» **What is asked**
Pictures aside, write out every record exactly as it appears.

» **Records supplied**
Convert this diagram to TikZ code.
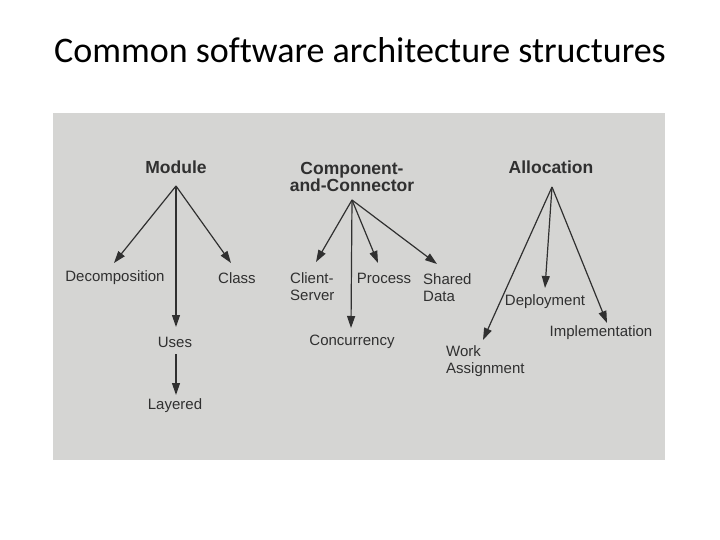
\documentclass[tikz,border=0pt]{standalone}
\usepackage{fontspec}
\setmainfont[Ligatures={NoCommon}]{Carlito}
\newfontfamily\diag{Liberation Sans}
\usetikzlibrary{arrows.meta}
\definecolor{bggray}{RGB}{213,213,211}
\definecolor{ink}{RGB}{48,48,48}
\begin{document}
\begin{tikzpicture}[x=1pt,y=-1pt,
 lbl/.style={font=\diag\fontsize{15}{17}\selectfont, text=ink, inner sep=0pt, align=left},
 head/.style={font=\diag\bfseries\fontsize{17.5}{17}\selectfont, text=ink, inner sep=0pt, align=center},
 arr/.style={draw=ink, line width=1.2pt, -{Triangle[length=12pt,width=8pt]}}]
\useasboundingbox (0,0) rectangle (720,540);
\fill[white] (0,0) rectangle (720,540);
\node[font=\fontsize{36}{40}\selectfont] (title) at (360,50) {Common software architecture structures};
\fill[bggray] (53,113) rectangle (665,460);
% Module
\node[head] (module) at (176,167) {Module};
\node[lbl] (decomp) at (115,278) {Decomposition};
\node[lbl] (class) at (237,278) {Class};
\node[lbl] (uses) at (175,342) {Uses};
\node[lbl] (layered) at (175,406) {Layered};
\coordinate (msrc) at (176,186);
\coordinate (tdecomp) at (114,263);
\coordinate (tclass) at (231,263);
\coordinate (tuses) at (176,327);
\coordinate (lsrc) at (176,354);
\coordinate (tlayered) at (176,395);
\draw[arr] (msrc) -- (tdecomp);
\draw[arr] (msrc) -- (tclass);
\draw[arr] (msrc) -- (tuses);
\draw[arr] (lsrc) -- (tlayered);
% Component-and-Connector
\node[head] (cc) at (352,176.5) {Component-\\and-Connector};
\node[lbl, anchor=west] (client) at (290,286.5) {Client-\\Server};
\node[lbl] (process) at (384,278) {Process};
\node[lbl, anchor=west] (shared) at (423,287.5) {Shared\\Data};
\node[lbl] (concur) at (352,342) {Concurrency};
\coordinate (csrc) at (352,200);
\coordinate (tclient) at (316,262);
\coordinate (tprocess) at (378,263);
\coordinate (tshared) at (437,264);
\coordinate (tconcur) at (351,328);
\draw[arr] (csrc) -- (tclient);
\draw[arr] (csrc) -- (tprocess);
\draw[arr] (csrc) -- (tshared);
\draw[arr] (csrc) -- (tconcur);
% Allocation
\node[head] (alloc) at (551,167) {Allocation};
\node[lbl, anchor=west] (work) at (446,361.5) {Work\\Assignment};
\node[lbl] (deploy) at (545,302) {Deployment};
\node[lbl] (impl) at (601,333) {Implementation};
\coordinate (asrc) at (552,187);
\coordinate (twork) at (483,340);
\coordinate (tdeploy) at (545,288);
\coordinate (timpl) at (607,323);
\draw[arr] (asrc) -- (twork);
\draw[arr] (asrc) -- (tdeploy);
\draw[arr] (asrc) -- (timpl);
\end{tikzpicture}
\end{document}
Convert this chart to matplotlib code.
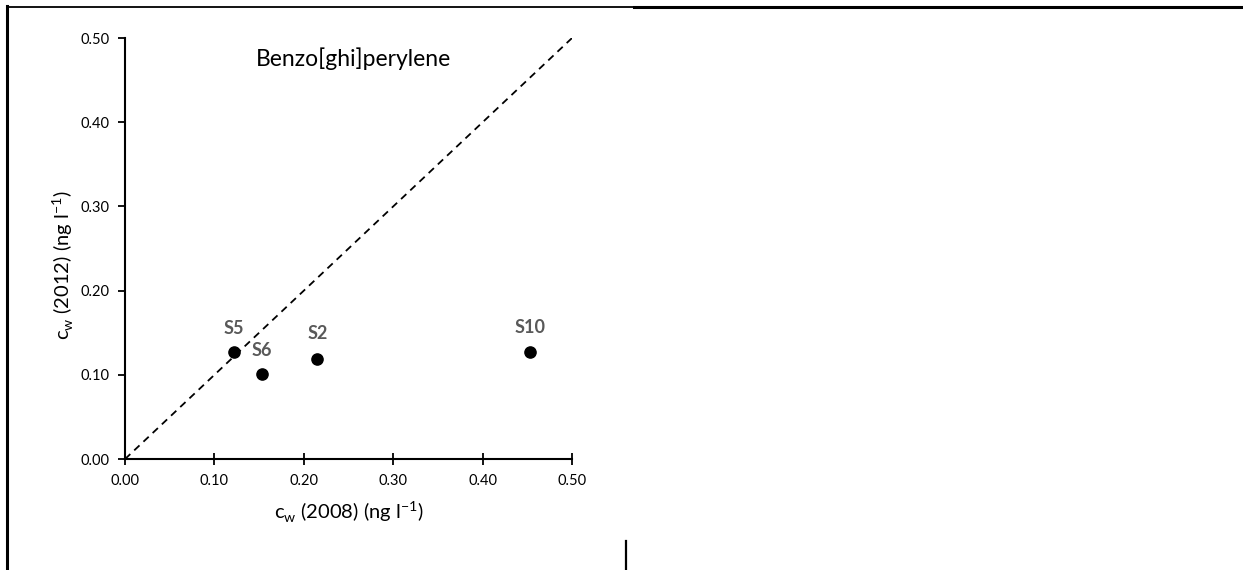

» **Reply**
Convert this diagram to TikZ code.
\documentclass[tikz,border=0pt]{standalone}
\usepackage{fontspec}
\setmainfont[Ligatures={NoCommon}]{Carlito}
\newfontfamily\diag{Liberation Sans}
\usetikzlibrary{arrows.meta}
\definecolor{bggray}{RGB}{213,213,211}
\definecolor{ink}{RGB}{48,48,48}
\begin{document}
\begin{tikzpicture}[x=1pt,y=-1pt,
 lbl/.style={font=\diag\fontsize{15}{17}\selectfont, text=ink, inner sep=0pt, align=left},
 head/.style={font=\diag\bfseries\fontsize{17.5}{17}\selectfont, text=ink, inner sep=0pt, align=center},
 arr/.style={draw=ink, line width=1.2pt, -{Triangle[length=12pt,width=8pt]}}]
\useasboundingbox (0,0) rectangle (720,540);
\fill[white] (0,0) rectangle (720,540);
\node[font=\fontsize{36}{40}\selectfont] (title) at (360,50) {Common software architecture structures};
\fill[bggray] (53,113) rectangle (665,460);
% Module
\node[head] (module) at (176,167) {Module};
\node[lbl] (decomp) at (115,278) {Decomposition};
\node[lbl] (class) at (237,278) {Class};
\node[lbl] (uses) at (175,342) {Uses};
\node[lbl] (layered) at (175,406) {Layered};
\coordinate (msrc) at (176,186);
\coordinate (tdecomp) at (114,263);
\coordinate (tclass) at (231,263);
\coordinate (tuses) at (176,327);
\coordinate (lsrc) at (176,354);
\coordinate (tlayered) at (176,395);
\draw[arr] (msrc) -- (tdecomp);
\draw[arr] (msrc) -- (tclass);
\draw[arr] (msrc) -- (tuses);
\draw[arr] (lsrc) -- (tlayered);
% Component-and-Connector
\node[head] (cc) at (352,176.5) {Component-\\and-Connector};
\node[lbl, anchor=west] (client) at (290,286.5) {Client-\\Server};
\node[lbl] (process) at (384,278) {Process};
\node[lbl, anchor=west] (shared) at (423,287.5) {Shared\\Data};
\node[lbl] (concur) at (352,342) {Concurrency};
\coordinate (csrc) at (352,200);
\coordinate (tclient) at (316,262);
\coordinate (tprocess) at (378,263);
\coordinate (tshared) at (437,264);
\coordinate (tconcur) at (351,328);
\draw[arr] (csrc) -- (tclient);
\draw[arr] (csrc) -- (tprocess);
\draw[arr] (csrc) -- (tshared);
\draw[arr] (csrc) -- (tconcur);
% Allocation
\node[head] (alloc) at (551,167) {Allocation};
\node[lbl, anchor=west] (work) at (446,361.5) {Work\\Assignment};
\node[lbl] (deploy) at (545,302) {Deployment};
\node[lbl] (impl) at (601,333) {Implementation};
\coordinate (asrc) at (552,187);
\coordinate (twork) at (483,340);
\coordinate (tdeploy) at (545,288);
\coordinate (timpl) at (607,323);
\draw[arr] (asrc) -- (twork);
\draw[arr] (asrc) -- (tdeploy);
\draw[arr] (asrc) -- (timpl);
\end{tikzpicture}
\end{document}
Convert this chart to matplotlib code.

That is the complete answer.